Exercise prices of stock options may not be less than the fair market value of the Company’s common stock on the grant date.

 

The aggregate fair market value of shares subject to options granted to a participant(s), which are designated as incentive stock options, and which become exercisable in any calendar year, shall not exceed $100,000.

 

Stock-based compensation expense

 

Stock-based compensation expense is recorded in selling, general and administrative expenses included in the condensed statements of operations. For the three months ended December 31, 2023 and 2022, stock-based compensation expense was $117,250 and $0, respectively.

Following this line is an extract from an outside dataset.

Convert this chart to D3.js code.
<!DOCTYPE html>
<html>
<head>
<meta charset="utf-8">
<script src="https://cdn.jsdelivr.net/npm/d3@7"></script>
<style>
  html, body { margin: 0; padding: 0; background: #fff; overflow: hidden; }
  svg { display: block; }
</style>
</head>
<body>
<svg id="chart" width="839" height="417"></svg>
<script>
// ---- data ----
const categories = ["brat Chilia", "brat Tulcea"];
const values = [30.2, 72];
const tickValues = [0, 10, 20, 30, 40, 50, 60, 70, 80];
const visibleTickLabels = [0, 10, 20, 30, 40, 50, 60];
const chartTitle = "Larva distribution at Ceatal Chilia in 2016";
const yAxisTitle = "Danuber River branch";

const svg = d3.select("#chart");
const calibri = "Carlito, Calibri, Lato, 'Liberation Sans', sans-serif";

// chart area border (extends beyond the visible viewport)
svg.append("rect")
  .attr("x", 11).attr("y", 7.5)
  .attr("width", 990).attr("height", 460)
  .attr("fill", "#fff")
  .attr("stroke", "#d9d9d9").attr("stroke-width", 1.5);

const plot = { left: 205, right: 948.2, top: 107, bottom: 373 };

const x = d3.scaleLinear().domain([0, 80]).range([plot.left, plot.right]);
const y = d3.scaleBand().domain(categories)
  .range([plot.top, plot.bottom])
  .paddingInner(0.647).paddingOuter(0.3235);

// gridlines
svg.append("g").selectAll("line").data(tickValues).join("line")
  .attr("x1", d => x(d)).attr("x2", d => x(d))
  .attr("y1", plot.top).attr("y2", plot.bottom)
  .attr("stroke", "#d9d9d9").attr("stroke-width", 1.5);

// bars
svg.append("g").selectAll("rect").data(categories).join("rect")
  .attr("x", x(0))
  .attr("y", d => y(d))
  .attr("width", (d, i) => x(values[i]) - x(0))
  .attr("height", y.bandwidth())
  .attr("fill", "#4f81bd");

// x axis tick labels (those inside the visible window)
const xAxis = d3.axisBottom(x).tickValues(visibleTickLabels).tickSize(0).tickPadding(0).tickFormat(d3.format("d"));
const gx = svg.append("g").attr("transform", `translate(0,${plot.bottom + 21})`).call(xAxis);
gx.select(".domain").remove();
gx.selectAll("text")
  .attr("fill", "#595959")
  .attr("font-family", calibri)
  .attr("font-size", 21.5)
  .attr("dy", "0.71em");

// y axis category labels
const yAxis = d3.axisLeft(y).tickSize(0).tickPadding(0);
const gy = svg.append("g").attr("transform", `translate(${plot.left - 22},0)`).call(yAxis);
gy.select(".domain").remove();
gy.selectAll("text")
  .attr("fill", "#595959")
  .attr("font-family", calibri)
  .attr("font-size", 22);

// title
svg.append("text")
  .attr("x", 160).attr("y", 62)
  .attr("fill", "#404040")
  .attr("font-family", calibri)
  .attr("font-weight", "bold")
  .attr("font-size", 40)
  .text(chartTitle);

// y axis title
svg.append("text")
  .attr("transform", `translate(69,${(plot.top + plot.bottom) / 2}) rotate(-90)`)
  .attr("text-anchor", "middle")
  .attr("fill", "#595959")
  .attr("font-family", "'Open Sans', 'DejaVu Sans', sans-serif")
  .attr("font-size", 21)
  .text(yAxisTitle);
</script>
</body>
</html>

For the nine months ended December 31, 2023 and 2022, stock-based compensation expense was $309,400 and $0, respectively.

 

As of December 31, 2023, there was no unrecognized compensation expense related to unamortized stock options. It is the Company’s policy that any unrecognized stock-based compensation cost would be adjusted for actual forfeitures as they occur.

 

There were no options granted during the three or nine months ended December 31, 2022.

 

The following table provides the stock option activity for the nine months ended December 31, 2023:

 

   Shares   Weighted
Avg.
Grant Date
Fair Value
   Weighted
Avg.
Exercise
Price
   Remaining
Contractual
Term
(Years)
   Aggregate
Intrinsic Value
(in thousands)
 
Balance as of April 1, 2023   467,217   $7.94   $14.72    5.51   $105 
Granted   85,000    3.64    7.06           
Exercised   (10,000)   3.69    5.66           
Forfeited or Expired   (50,000)   7.22    15.10           
Balance as of December 31, 2023   492,217   $7.36   $13.54    5.26   $286 
Exercisable as of December 31, 2023   492,217   $7.36   $13.54    5.26   $286 

 

The aggregate intrinsic value in the table above represents the total pretax intrinsic value (i.e., the difference between the Company’s closing stock price on the last trading day of the period and the exercise price, times the number of shares) that would have been received by the option holders had all option holders exercised their in-the-money options on those dates.